Apply to businesses/ companies in resorts
Often the best option is to apply to companies based in the country you want to work in, so that you can avoid being on a UK contract (this is how tour operators get away with paying such scandalously low wages) You can do this by looking at vacancies on websites such as skijobs.co.uk,seasonworkers.com, or the seasonnaires bible- natives.com. Alternatively if you already know which resort you want to work in, you can search for seasonnaires Facebook groups, for example ‘Courchevel seasonaires.’
Turn up in resort
This option isn’t for everyone, but if you’re pretty laid back, and have some savings to keep you going, then you might want to just rock up and try your luck. This is the best option if you already have friends in resort that you can crash with. Most of the time people prefer to hire somebody that they’ve already met, and a recommendation by a mutual friend goes a lot further than a wordy CV. Sadly your visa status is the biggest deal breaker in this case (this mainly applies if you’re not an EU citizen, or if you want to work in Switzerland.)
Tips for your application
Be friendly and bubbly, even if you’re not. Being approachable and most importantly, being able to chat about skiing goes a long way.

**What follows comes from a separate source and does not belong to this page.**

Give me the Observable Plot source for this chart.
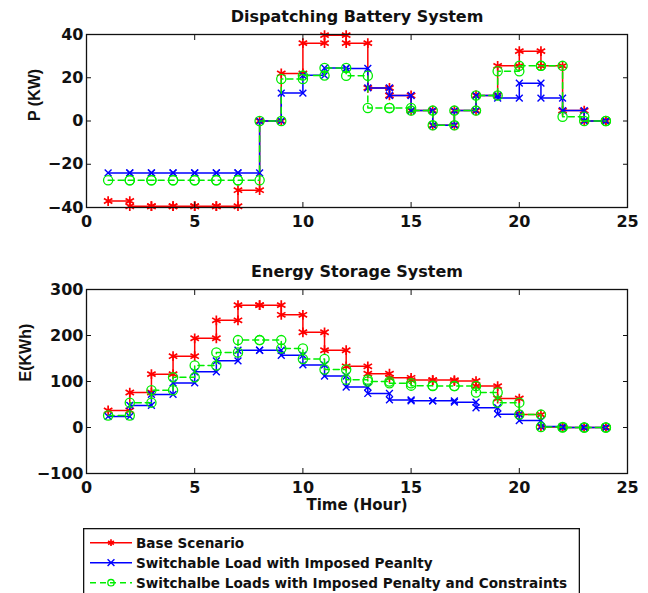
<!DOCTYPE html>
<html><head><meta charset="utf-8">
<script src="https://cdn.jsdelivr.net/npm/d3@7"></script>
<script src="https://cdn.jsdelivr.net/npm/@observablehq/plot@0.6"></script>
<style>
html,body{margin:0;padding:0;background:#fff;overflow:hidden;}
#wrap{position:relative;width:648px;height:593px;overflow:hidden;background:#fff;}
.plot{position:absolute;left:0;}
#legend{position:absolute;left:83px;top:528px;width:497px;height:72px;}
</style></head><body>
<div id="wrap">
  <div id="p1" class="plot" style="top:0px"></div>
  <div id="p2" class="plot" style="top:240px"></div>
  <div id="legend"></div>
</div>
<script>
// ---- data ----
const hours = [1,2,3,4,5,6,7,8,9,10,11,12,13,14,15,16,17,18,19,20,21,22,23,24];
const seriesNames = ["Base Scenario", "Switchable Load with Imposed Peanlty", "Switchalbe Loads with Imposed Penalty and Constraints"];
const seriesColors = ["#ff0000", "#0000ff", "#00ee00"];

// Dispatching Battery System, P (KW)
const P_base   = [-37, -39.4, -39.4, -39.4, -39.4, -39.4, -32, 0, 22, 36, 39.7, 36, 15.3, 11.8, 4.8, -2, 4.8, 11.8, 25.5, 32.3, 25.5, 4.8, 0, 0];
const P_switch = [-24, -24, -24, -24, -24, -24, -24, 0, 12.9, 21.1, 24.5, 24.3, 15.3, 11.8, 4.8, -2, 4.8, 11.8, 10.6, 17.5, 10.6, 4.8, 0, 0];
const P_constr = [-27.4, -27.4, -27.4, -27.4, -27.4, -27.4, -27.4, 0, 19.4, 21, 24.5, 20.9, 6, 6, 4.8, -2, 4.8, 11.8, 23, 25.5, 25.5, 2, 0, 0];

// Energy Storage System, E(KWh)
const E_base   = [37, 76, 116, 155, 194, 233, 266, 266, 245, 207, 168, 133, 117, 108, 103, 103, 101, 90, 63, 28, 1, 0, 0, 0];
const E_switch = [24, 48, 72, 97, 121, 145, 168, 168, 157, 136, 112, 88, 74, 60, 58, 58, 55, 43, 29, 15, 2, 0, 0, 0];
const E_constr = [26, 54, 81, 109, 135, 163, 190, 190, 172, 149, 126, 104, 100, 96, 91, 90, 90, 76, 54, 28, 1, 0, 0, 0];

const xTicks = [0, 5, 10, 15, 20, 25];
const pTicks = [-40, -20, 0, 20, 40];
const eTicks = [-100, 0, 100, 200, 300];

// ---- styling ----
const seriesStyle = [
  {symbol: "asterisk", r: 4.6, sw: 1.7, dash: null},
  {symbol: "times", r: 3.2, sw: 1.4, dash: null},
  {symbol: "circle", r: 4.6, sw: 1.3, dash: "6,4"}
];
const fmt = d => d < 0 ? "\u2212" + Math.abs(d) : String(d);

function stairsPlot({values, yDomain, yTicks, yLabel, yLabelDx, title, height, marginTop, marginBottom, xLabel}) {
  const marks = [];
  values.forEach((vals, i) => {
    const st = seriesStyle[i];
    const data = hours.map((h, j) => ({x: h, y: vals[j]}));
    const verts = [];
    hours.forEach((h, j) => {
      if (j > 0) verts.push({x: h, y: vals[j - 1]});
      verts.push({x: h, y: vals[j]});
    });
    marks.push(Plot.line(data, {x: "x", y: "y", curve: "step-after", stroke: seriesColors[i], strokeWidth: 1.5, strokeDasharray: st.dash}));
    marks.push(Plot.dot(verts, {x: "x", y: "y", symbol: st.symbol, r: st.r, stroke: seriesColors[i], strokeWidth: st.sw, fill: "none"}));
  });
  marks.push(Plot.frame({stroke: "#111", strokeWidth: 1.3}));
  marks.push(Plot.axisX(xTicks, {anchor: "bottom", tickSize: -5, tickPadding: 13, tickFormat: fmt, label: null}));
  marks.push(Plot.axisX(xTicks, {anchor: "top", tickSize: -5, tickFormat: () => "", label: null}));
  marks.push(Plot.axisY(yTicks, {anchor: "left", tickSize: -5, tickPadding: 8, tickFormat: fmt, label: null}));
  marks.push(Plot.axisY(yTicks, {anchor: "right", tickSize: -5, tickFormat: () => "", label: null}));
  marks.push(Plot.text([title], {text: d => d, frameAnchor: "top", dy: -24, fontSize: 16, fontWeight: "bold"}));
  marks.push(Plot.text([yLabel], {text: d => d, frameAnchor: "left", dx: yLabelDx, rotate: -90, fontSize: 16, fontWeight: "bold", fontFamily: "'Liberation Sans', Arial, sans-serif"}));
  if (xLabel) marks.push(Plot.text([xLabel], {text: d => d, frameAnchor: "bottom", dy: 36, fontSize: 15, fontWeight: "bold"}));
  return Plot.plot({
    width: 648, height, marginLeft: 86, marginRight: 21, marginTop, marginBottom,
    x: {domain: [0, 25]},
    y: {domain: yDomain},
    style: {fontFamily: "'DejaVu Sans', sans-serif", fontWeight: "bold", fontSize: "16px", color: "#111", background: "white", overflow: "visible"},
    marks
  });
}

document.getElementById("p1").appendChild(stairsPlot({
  values: [P_base, P_switch, P_constr], yDomain: [-40, 40], yTicks: pTicks,
  yLabel: "P (KW)", yLabelDx: -52, title: "Dispatching Battery System",
  height: 240, marginTop: 34, marginBottom: 33
}));
document.getElementById("p2").appendChild(stairsPlot({
  values: [E_base, E_switch, E_constr], yDomain: [-100, 300], yTicks: eTicks,
  yLabel: "E(KWh)", yLabelDx: -61, title: "Energy Storage System",
  height: 280, marginTop: 49, marginBottom: 47, xLabel: "Time (Hour)"
}));

// ---- legend ----
const lsvg = d3.select("#legend").append("svg").attr("width", 497).attr("height", 72)
  .style("font-family", "'DejaVu Sans', sans-serif").style("font-weight", "bold").style("font-size", "13.6px");
lsvg.append("rect").attr("x", 0.65).attr("y", 0.65).attr("width", 495.7).attr("height", 80)
  .attr("fill", "white").attr("stroke", "#111").attr("stroke-width", 1.3);
const legSym = [d3.symbolAsterisk, d3.symbolTimes, d3.symbolCircle];
seriesNames.forEach((name, i) => {
  const y = 14.7 + i * 20;
  const st = seriesStyle[i];
  lsvg.append("line").attr("x1", 7).attr("x2", 49).attr("y1", y).attr("y2", y)
    .attr("stroke", seriesColors[i]).attr("stroke-width", 1.4).attr("stroke-dasharray", st.dash);
  lsvg.append("path").attr("transform", `translate(28,${y})`)
    .attr("d", d3.symbol(legSym[i], Math.PI * 3.2 * 3.2)())
    .attr("fill", "none").attr("stroke", seriesColors[i]).attr("stroke-width", st.sw);
  lsvg.append("text").attr("x", 53).attr("y", y + 4.9).attr("fill", "#111").text(name);
});
</script>
</body></html>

Be aware of seeming overqualified, and just tell people what is relevant to your application. A good degree from a top university apparently doesn’t give the message that you’ll be a fun-loving bartender.
Emphasise your practical skills and most importantly your willingness to adapt to different situations (I.e. Problems) as that is what you’ll mostly be doing in whatever season job you end up with!
Remember, seasons never run smoothly. There is always a nightmare boss, a lazy co-worker or a crazy roommate (or even all three!) But no matter how much they might get you down, the moment you glide off that chairlift, your troubles will melt away quicker than a slice of Raclette!